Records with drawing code
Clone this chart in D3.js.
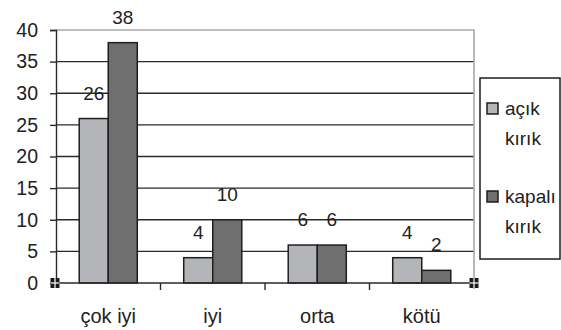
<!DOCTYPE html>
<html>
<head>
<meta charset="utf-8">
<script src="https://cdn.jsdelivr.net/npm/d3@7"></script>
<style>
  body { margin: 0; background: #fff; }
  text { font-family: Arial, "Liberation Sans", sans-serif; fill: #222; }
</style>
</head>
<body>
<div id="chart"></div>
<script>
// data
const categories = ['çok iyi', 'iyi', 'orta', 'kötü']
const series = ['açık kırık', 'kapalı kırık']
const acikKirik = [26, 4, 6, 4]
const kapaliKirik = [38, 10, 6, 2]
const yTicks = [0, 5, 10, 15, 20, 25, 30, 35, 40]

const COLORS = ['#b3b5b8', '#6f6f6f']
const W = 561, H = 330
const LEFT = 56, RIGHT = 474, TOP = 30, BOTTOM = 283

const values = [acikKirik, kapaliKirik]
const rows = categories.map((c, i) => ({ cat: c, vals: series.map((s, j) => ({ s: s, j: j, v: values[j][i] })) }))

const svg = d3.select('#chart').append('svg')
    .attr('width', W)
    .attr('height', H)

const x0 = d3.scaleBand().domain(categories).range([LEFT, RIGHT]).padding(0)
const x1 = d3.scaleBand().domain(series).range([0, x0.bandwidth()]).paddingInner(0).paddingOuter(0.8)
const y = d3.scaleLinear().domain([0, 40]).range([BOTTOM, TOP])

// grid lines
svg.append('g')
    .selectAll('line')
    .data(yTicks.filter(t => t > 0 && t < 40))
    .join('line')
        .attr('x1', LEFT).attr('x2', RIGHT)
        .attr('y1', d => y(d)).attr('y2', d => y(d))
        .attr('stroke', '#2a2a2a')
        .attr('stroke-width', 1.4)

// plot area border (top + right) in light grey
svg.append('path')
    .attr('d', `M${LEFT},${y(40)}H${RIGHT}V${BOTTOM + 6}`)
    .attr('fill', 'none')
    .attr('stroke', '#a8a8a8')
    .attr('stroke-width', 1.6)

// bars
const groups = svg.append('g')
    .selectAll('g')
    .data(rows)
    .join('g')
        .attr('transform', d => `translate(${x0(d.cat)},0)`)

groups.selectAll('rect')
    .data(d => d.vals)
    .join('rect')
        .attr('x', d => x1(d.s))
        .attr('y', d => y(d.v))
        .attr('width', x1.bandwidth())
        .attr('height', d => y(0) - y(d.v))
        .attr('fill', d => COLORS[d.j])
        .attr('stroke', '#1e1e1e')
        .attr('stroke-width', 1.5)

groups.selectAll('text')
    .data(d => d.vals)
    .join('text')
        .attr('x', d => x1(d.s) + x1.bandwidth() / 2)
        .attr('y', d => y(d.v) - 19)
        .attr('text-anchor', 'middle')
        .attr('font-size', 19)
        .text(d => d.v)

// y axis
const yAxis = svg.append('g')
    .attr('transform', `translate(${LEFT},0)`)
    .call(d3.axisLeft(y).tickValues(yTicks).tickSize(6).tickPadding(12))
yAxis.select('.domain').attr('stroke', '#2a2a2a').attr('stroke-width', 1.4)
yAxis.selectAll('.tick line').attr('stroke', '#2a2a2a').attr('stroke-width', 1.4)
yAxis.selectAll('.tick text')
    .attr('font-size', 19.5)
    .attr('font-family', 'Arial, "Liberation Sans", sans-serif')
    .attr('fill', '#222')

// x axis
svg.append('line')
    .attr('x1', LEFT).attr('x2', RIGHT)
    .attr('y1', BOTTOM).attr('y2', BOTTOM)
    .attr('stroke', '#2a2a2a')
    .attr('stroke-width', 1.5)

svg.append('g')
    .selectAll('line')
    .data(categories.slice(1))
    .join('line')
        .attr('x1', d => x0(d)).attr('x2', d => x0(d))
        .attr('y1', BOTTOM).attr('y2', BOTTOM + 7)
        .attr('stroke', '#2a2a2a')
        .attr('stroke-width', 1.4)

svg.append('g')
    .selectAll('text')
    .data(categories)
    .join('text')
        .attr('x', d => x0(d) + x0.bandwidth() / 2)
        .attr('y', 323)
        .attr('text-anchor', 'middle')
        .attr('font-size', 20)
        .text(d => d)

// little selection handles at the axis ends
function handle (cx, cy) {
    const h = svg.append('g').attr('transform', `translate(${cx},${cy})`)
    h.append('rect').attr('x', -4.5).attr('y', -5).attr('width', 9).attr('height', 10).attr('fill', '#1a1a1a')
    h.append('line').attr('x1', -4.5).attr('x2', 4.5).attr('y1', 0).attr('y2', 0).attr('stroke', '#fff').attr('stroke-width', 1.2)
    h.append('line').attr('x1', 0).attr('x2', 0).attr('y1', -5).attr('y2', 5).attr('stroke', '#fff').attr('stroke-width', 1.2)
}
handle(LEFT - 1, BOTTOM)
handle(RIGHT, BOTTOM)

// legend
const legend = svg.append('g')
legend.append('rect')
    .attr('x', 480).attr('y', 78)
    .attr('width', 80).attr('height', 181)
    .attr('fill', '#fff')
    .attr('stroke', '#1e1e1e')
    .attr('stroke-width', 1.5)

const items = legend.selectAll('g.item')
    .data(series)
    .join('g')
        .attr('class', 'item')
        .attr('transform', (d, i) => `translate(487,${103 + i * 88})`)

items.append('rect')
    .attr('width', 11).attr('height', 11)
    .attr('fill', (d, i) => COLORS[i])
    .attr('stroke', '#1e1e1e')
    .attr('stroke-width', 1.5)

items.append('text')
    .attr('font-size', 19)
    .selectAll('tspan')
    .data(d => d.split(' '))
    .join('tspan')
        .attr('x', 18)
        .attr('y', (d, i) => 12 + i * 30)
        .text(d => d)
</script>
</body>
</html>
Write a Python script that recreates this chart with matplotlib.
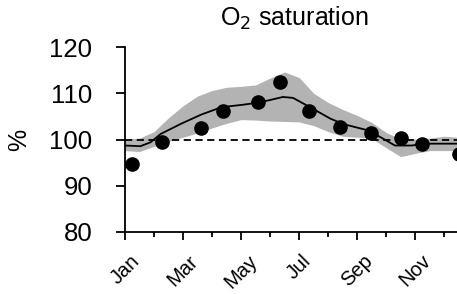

_SHORT TASK_
The entries above should be reproduced exactly, without their pictures.

_EXERCISE SOLUTION_
Clone this chart in D3.js.
<!DOCTYPE html>
<html>
<head>
<meta charset="utf-8">
<script src="https://cdn.jsdelivr.net/npm/d3@7"></script>
<style>
  body { margin: 0; background: #fff; }
  text { font-family: Arial, "Liberation Sans", sans-serif; fill: #222; }
</style>
</head>
<body>
<div id="chart"></div>
<script>
// data
const categories = ['çok iyi', 'iyi', 'orta', 'kötü']
const series = ['açık kırık', 'kapalı kırık']
const acikKirik = [26, 4, 6, 4]
const kapaliKirik = [38, 10, 6, 2]
const yTicks = [0, 5, 10, 15, 20, 25, 30, 35, 40]

const COLORS = ['#b3b5b8', '#6f6f6f']
const W = 561, H = 330
const LEFT = 56, RIGHT = 474, TOP = 30, BOTTOM = 283

const values = [acikKirik, kapaliKirik]
const rows = categories.map((c, i) => ({ cat: c, vals: series.map((s, j) => ({ s: s, j: j, v: values[j][i] })) }))

const svg = d3.select('#chart').append('svg')
    .attr('width', W)
    .attr('height', H)

const x0 = d3.scaleBand().domain(categories).range([LEFT, RIGHT]).padding(0)
const x1 = d3.scaleBand().domain(series).range([0, x0.bandwidth()]).paddingInner(0).paddingOuter(0.8)
const y = d3.scaleLinear().domain([0, 40]).range([BOTTOM, TOP])

// grid lines
svg.append('g')
    .selectAll('line')
    .data(yTicks.filter(t => t > 0 && t < 40))
    .join('line')
        .attr('x1', LEFT).attr('x2', RIGHT)
        .attr('y1', d => y(d)).attr('y2', d => y(d))
        .attr('stroke', '#2a2a2a')
        .attr('stroke-width', 1.4)

// plot area border (top + right) in light grey
svg.append('path')
    .attr('d', `M${LEFT},${y(40)}H${RIGHT}V${BOTTOM + 6}`)
    .attr('fill', 'none')
    .attr('stroke', '#a8a8a8')
    .attr('stroke-width', 1.6)

// bars
const groups = svg.append('g')
    .selectAll('g')
    .data(rows)
    .join('g')
        .attr('transform', d => `translate(${x0(d.cat)},0)`)

groups.selectAll('rect')
    .data(d => d.vals)
    .join('rect')
        .attr('x', d => x1(d.s))
        .attr('y', d => y(d.v))
        .attr('width', x1.bandwidth())
        .attr('height', d => y(0) - y(d.v))
        .attr('fill', d => COLORS[d.j])
        .attr('stroke', '#1e1e1e')
        .attr('stroke-width', 1.5)

groups.selectAll('text')
    .data(d => d.vals)
    .join('text')
        .attr('x', d => x1(d.s) + x1.bandwidth() / 2)
        .attr('y', d => y(d.v) - 19)
        .attr('text-anchor', 'middle')
        .attr('font-size', 19)
        .text(d => d.v)

// y axis
const yAxis = svg.append('g')
    .attr('transform', `translate(${LEFT},0)`)
    .call(d3.axisLeft(y).tickValues(yTicks).tickSize(6).tickPadding(12))
yAxis.select('.domain').attr('stroke', '#2a2a2a').attr('stroke-width', 1.4)
yAxis.selectAll('.tick line').attr('stroke', '#2a2a2a').attr('stroke-width', 1.4)
yAxis.selectAll('.tick text')
    .attr('font-size', 19.5)
    .attr('font-family', 'Arial, "Liberation Sans", sans-serif')
    .attr('fill', '#222')

// x axis
svg.append('line')
    .attr('x1', LEFT).attr('x2', RIGHT)
    .attr('y1', BOTTOM).attr('y2', BOTTOM)
    .attr('stroke', '#2a2a2a')
    .attr('stroke-width', 1.5)

svg.append('g')
    .selectAll('line')
    .data(categories.slice(1))
    .join('line')
        .attr('x1', d => x0(d)).attr('x2', d => x0(d))
        .attr('y1', BOTTOM).attr('y2', BOTTOM + 7)
        .attr('stroke', '#2a2a2a')
        .attr('stroke-width', 1.4)

svg.append('g')
    .selectAll('text')
    .data(categories)
    .join('text')
        .attr('x', d => x0(d) + x0.bandwidth() / 2)
        .attr('y', 323)
        .attr('text-anchor', 'middle')
        .attr('font-size', 20)
        .text(d => d)

// little selection handles at the axis ends
function handle (cx, cy) {
    const h = svg.append('g').attr('transform', `translate(${cx},${cy})`)
    h.append('rect').attr('x', -4.5).attr('y', -5).attr('width', 9).attr('height', 10).attr('fill', '#1a1a1a')
    h.append('line').attr('x1', -4.5).attr('x2', 4.5).attr('y1', 0).attr('y2', 0).attr('stroke', '#fff').attr('stroke-width', 1.2)
    h.append('line').attr('x1', 0).attr('x2', 0).attr('y1', -5).attr('y2', 5).attr('stroke', '#fff').attr('stroke-width', 1.2)
}
handle(LEFT - 1, BOTTOM)
handle(RIGHT, BOTTOM)

// legend
const legend = svg.append('g')
legend.append('rect')
    .attr('x', 480).attr('y', 78)
    .attr('width', 80).attr('height', 181)
    .attr('fill', '#fff')
    .attr('stroke', '#1e1e1e')
    .attr('stroke-width', 1.5)

const items = legend.selectAll('g.item')
    .data(series)
    .join('g')
        .attr('class', 'item')
        .attr('transform', (d, i) => `translate(487,${103 + i * 88})`)

items.append('rect')
    .attr('width', 11).attr('height', 11)
    .attr('fill', (d, i) => COLORS[i])
    .attr('stroke', '#1e1e1e')
    .attr('stroke-width', 1.5)

items.append('text')
    .attr('font-size', 19)
    .selectAll('tspan')
    .data(d => d.split(' '))
    .join('tspan')
        .attr('x', 18)
        .attr('y', (d, i) => 12 + i * 30)
        .text(d => d)
</script>
</body>
</html>
Write a Python script that recreates this chart with matplotlib.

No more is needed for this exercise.